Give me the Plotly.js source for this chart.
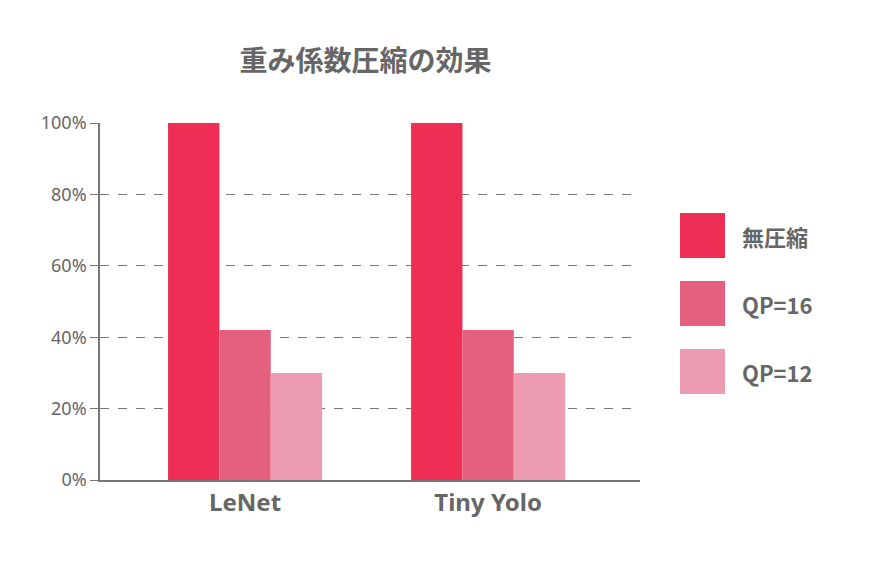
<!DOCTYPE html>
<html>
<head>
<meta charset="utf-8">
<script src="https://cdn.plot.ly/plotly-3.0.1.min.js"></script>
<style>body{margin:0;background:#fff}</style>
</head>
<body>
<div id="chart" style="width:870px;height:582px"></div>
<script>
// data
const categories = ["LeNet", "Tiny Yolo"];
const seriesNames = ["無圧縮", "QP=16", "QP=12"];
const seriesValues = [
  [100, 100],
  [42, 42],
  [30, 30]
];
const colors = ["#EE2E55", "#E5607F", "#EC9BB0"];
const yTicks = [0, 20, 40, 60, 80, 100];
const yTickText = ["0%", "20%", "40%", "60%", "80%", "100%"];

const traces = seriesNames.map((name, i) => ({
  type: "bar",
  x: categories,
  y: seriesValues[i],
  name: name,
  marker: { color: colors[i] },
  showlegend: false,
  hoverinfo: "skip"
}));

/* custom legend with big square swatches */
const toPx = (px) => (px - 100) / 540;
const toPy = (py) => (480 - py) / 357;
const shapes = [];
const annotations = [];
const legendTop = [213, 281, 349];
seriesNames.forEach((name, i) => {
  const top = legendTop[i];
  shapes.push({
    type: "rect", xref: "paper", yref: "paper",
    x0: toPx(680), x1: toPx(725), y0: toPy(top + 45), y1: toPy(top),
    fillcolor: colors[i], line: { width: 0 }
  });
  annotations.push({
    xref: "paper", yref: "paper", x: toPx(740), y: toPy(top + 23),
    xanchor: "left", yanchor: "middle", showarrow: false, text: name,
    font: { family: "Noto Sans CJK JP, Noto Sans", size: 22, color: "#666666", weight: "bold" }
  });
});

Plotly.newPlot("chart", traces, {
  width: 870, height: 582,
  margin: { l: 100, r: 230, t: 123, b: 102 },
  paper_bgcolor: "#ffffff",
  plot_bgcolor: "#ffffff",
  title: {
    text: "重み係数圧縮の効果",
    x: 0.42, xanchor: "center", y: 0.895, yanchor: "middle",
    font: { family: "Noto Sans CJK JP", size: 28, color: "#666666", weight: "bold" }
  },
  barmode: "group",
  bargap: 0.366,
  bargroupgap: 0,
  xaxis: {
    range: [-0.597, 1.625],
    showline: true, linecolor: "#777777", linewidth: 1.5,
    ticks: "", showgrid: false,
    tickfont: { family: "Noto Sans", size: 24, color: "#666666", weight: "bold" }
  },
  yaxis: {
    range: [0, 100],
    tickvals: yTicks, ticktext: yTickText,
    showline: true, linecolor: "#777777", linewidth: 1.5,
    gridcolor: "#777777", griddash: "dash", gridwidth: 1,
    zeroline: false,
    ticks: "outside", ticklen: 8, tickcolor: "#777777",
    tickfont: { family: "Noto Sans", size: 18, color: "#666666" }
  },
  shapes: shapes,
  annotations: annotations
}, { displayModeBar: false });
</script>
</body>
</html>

_ _ _

▶ _What the exercise asks_: Copy out all the data exactly; skip the pictures.

▶ _Exercise result_:
Give me the Plotly.js source for this chart.
<!DOCTYPE html>
<html>
<head>
<meta charset="utf-8">
<script src="https://cdn.plot.ly/plotly-3.0.1.min.js"></script>
<style>body{margin:0;background:#fff}</style>
</head>
<body>
<div id="chart" style="width:870px;height:582px"></div>
<script>
// data
const categories = ["LeNet", "Tiny Yolo"];
const seriesNames = ["無圧縮", "QP=16", "QP=12"];
const seriesValues = [
  [100, 100],
  [42, 42],
  [30, 30]
];
const colors = ["#EE2E55", "#E5607F", "#EC9BB0"];
const yTicks = [0, 20, 40, 60, 80, 100];
const yTickText = ["0%", "20%", "40%", "60%", "80%", "100%"];

const traces = seriesNames.map((name, i) => ({
  type: "bar",
  x: categories,
  y: seriesValues[i],
  name: name,
  marker: { color: colors[i] },
  showlegend: false,
  hoverinfo: "skip"
}));

/* custom legend with big square swatches */
const toPx = (px) => (px - 100) / 540;
const toPy = (py) => (480 - py) / 357;
const shapes = [];
const annotations = [];
const legendTop = [213, 281, 349];
seriesNames.forEach((name, i) => {
  const top = legendTop[i];
  shapes.push({
    type: "rect", xref: "paper", yref: "paper",
    x0: toPx(680), x1: toPx(725), y0: toPy(top + 45), y1: toPy(top),
    fillcolor: colors[i], line: { width: 0 }
  });
  annotations.push({
    xref: "paper", yref: "paper", x: toPx(740), y: toPy(top + 23),
    xanchor: "left", yanchor: "middle", showarrow: false, text: name,
    font: { family: "Noto Sans CJK JP, Noto Sans", size: 22, color: "#666666", weight: "bold" }
  });
});

Plotly.newPlot("chart", traces, {
  width: 870, height: 582,
  margin: { l: 100, r: 230, t: 123, b: 102 },
  paper_bgcolor: "#ffffff",
  plot_bgcolor: "#ffffff",
  title: {
    text: "重み係数圧縮の効果",
    x: 0.42, xanchor: "center", y: 0.895, yanchor: "middle",
    font: { family: "Noto Sans CJK JP", size: 28, color: "#666666", weight: "bold" }
  },
  barmode: "group",
  bargap: 0.366,
  bargroupgap: 0,
  xaxis: {
    range: [-0.597, 1.625],
    showline: true, linecolor: "#777777", linewidth: 1.5,
    ticks: "", showgrid: false,
    tickfont: { family: "Noto Sans", size: 24, color: "#666666", weight: "bold" }
  },
  yaxis: {
    range: [0, 100],
    tickvals: yTicks, ticktext: yTickText,
    showline: true, linecolor: "#777777", linewidth: 1.5,
    gridcolor: "#777777", griddash: "dash", gridwidth: 1,
    zeroline: false,
    ticks: "outside", ticklen: 8, tickcolor: "#777777",
    tickfont: { family: "Noto Sans", size: 18, color: "#666666" }
  },
  shapes: shapes,
  annotations: annotations
}, { displayModeBar: false });
</script>
</body>
</html>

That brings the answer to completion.